Task prompt
Locate each line in the records containing "this". Copy it.

────────────────

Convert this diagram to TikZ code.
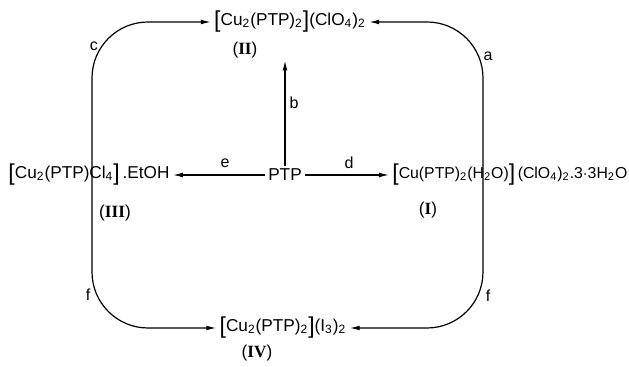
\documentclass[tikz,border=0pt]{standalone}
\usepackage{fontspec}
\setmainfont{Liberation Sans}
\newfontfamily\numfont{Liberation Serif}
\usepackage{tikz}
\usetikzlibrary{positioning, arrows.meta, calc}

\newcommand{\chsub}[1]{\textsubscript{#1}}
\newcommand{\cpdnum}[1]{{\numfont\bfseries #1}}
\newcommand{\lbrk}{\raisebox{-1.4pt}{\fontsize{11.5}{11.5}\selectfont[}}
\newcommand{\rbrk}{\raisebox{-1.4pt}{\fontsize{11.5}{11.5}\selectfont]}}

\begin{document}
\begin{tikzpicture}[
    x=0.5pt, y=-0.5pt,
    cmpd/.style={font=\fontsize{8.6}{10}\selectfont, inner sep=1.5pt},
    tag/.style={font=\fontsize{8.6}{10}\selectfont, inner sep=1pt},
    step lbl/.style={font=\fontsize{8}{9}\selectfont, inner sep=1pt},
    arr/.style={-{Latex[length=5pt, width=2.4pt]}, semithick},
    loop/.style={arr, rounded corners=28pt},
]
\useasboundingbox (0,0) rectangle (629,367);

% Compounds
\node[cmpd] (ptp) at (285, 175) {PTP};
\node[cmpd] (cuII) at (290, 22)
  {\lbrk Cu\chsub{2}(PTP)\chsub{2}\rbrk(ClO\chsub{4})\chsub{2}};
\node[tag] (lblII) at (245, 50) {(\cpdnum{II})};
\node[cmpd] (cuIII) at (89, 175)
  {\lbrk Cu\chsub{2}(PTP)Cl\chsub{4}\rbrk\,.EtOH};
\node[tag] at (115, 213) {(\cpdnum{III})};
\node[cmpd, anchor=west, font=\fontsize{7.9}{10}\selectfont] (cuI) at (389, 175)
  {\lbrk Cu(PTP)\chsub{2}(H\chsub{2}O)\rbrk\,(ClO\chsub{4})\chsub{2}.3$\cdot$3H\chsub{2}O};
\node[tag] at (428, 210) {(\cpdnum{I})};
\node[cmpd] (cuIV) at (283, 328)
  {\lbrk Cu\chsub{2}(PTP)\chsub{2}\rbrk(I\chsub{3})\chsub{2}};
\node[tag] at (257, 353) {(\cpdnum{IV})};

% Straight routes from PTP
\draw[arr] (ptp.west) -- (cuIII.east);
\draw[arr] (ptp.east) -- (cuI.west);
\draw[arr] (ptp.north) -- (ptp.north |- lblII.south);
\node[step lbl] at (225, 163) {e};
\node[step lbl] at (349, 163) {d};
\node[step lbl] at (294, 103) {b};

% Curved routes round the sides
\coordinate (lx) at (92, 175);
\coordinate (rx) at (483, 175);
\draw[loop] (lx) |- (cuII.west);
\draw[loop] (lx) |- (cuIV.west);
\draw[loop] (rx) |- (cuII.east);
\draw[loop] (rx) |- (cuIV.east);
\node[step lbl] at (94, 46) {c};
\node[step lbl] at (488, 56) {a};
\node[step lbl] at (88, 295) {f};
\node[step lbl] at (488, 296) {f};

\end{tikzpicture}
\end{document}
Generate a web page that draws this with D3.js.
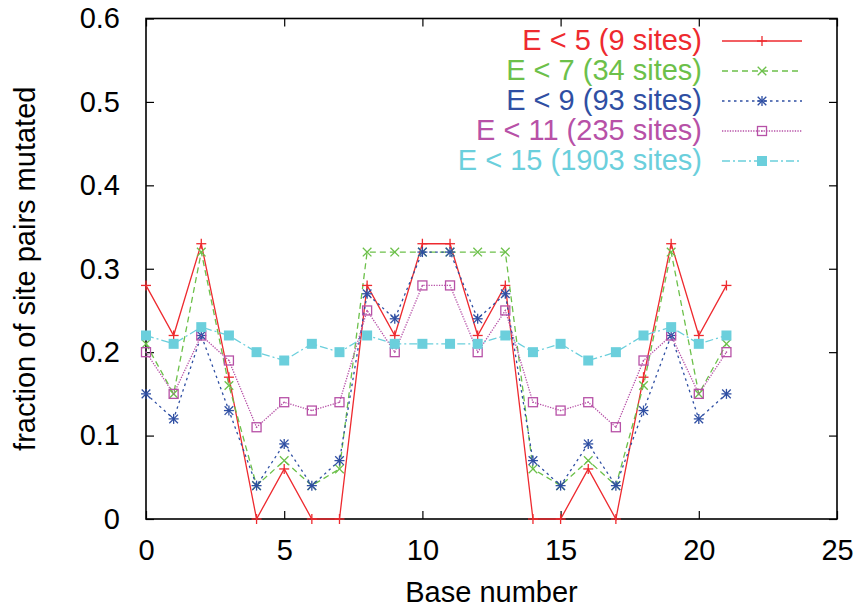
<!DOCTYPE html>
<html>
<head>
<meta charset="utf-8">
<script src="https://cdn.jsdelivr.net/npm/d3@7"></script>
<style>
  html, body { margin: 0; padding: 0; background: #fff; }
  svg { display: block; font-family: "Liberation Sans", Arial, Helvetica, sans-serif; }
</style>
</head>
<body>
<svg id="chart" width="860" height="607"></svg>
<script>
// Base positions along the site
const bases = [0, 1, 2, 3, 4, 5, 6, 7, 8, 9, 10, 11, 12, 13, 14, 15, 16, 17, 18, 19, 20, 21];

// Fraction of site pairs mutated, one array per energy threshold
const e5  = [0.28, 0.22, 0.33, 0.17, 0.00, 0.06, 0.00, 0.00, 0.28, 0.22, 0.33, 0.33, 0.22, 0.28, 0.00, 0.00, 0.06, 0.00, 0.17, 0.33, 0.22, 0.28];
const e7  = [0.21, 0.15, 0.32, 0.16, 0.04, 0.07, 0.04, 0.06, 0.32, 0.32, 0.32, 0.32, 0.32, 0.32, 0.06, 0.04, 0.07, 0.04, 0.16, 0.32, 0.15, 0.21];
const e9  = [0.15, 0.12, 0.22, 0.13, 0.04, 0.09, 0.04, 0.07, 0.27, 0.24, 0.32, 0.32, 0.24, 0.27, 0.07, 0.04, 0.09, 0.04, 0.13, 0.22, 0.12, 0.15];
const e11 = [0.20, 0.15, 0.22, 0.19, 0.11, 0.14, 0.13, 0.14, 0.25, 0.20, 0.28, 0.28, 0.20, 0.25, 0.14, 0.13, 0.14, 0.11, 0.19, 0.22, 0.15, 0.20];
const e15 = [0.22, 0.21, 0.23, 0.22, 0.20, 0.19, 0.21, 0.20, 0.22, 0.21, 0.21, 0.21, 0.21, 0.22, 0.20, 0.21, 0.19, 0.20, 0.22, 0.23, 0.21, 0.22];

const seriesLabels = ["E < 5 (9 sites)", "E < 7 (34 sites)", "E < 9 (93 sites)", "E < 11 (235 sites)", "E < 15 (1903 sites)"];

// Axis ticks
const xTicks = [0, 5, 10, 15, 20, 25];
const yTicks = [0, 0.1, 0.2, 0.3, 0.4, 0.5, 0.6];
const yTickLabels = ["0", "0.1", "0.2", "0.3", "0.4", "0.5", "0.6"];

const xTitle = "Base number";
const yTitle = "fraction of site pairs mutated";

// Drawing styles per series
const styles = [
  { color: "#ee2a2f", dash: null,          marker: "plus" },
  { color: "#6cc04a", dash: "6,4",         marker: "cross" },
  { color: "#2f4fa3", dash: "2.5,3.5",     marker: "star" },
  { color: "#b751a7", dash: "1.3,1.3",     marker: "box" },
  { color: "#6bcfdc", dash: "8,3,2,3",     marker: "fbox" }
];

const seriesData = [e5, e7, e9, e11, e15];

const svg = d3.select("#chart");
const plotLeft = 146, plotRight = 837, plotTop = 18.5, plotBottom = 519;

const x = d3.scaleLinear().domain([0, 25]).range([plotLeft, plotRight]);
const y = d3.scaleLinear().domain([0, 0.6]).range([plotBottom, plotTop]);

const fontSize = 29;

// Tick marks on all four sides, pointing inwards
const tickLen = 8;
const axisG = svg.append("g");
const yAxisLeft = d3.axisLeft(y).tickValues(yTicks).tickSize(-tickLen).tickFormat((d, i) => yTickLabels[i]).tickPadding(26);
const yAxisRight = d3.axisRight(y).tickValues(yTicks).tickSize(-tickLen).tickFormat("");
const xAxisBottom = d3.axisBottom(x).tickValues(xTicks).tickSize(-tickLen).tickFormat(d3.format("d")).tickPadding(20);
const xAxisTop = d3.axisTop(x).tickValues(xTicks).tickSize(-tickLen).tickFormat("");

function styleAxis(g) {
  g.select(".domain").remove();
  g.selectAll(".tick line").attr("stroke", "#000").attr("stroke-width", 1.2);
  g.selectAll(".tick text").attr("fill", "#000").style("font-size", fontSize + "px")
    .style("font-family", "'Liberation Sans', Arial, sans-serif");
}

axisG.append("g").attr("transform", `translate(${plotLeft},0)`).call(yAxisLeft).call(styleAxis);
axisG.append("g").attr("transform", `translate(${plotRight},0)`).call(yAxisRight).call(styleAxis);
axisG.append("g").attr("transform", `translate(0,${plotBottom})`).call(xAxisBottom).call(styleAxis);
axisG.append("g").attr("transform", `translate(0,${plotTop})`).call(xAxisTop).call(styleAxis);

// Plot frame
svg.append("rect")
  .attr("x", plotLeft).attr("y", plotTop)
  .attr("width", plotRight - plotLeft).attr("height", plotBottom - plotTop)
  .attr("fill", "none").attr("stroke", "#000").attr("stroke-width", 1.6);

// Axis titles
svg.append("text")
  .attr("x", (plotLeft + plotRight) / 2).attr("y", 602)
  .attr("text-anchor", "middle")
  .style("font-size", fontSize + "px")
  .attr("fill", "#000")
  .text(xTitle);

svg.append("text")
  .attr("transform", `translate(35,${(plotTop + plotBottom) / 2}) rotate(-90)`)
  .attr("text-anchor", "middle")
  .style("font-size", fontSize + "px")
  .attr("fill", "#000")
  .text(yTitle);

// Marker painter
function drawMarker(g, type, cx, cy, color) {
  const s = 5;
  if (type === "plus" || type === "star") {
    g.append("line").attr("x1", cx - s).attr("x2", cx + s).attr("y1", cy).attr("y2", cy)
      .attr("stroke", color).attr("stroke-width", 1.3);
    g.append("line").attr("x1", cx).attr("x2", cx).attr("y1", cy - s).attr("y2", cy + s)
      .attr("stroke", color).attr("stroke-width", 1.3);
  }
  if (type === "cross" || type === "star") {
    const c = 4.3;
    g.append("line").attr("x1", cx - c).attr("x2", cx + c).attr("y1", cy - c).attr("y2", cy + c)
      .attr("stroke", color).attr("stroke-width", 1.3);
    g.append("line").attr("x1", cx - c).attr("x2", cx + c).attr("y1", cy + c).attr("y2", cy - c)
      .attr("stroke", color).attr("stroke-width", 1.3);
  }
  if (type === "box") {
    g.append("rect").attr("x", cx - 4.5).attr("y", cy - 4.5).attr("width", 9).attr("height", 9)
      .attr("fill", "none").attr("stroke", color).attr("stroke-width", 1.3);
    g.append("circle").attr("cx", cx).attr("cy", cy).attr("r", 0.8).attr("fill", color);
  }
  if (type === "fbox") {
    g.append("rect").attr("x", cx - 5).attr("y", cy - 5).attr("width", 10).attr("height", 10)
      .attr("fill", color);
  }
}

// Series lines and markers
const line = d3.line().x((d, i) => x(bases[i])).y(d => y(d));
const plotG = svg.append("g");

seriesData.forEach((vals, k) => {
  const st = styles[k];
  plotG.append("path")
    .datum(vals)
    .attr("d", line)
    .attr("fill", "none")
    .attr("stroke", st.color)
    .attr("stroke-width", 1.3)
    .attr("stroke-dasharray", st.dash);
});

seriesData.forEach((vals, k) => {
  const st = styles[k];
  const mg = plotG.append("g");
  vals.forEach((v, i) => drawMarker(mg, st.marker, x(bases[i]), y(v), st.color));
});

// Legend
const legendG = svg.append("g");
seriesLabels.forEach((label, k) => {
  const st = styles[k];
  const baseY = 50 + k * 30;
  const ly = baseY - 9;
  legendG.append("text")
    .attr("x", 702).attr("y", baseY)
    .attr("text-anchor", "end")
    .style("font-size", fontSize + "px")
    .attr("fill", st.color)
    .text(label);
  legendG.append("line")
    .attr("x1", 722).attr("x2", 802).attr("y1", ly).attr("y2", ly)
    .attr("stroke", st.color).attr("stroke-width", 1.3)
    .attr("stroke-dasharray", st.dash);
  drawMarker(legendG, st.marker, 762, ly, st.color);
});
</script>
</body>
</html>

────────────────

Task result
Convert this diagram to TikZ code.
Generate a web page that draws this with D3.js.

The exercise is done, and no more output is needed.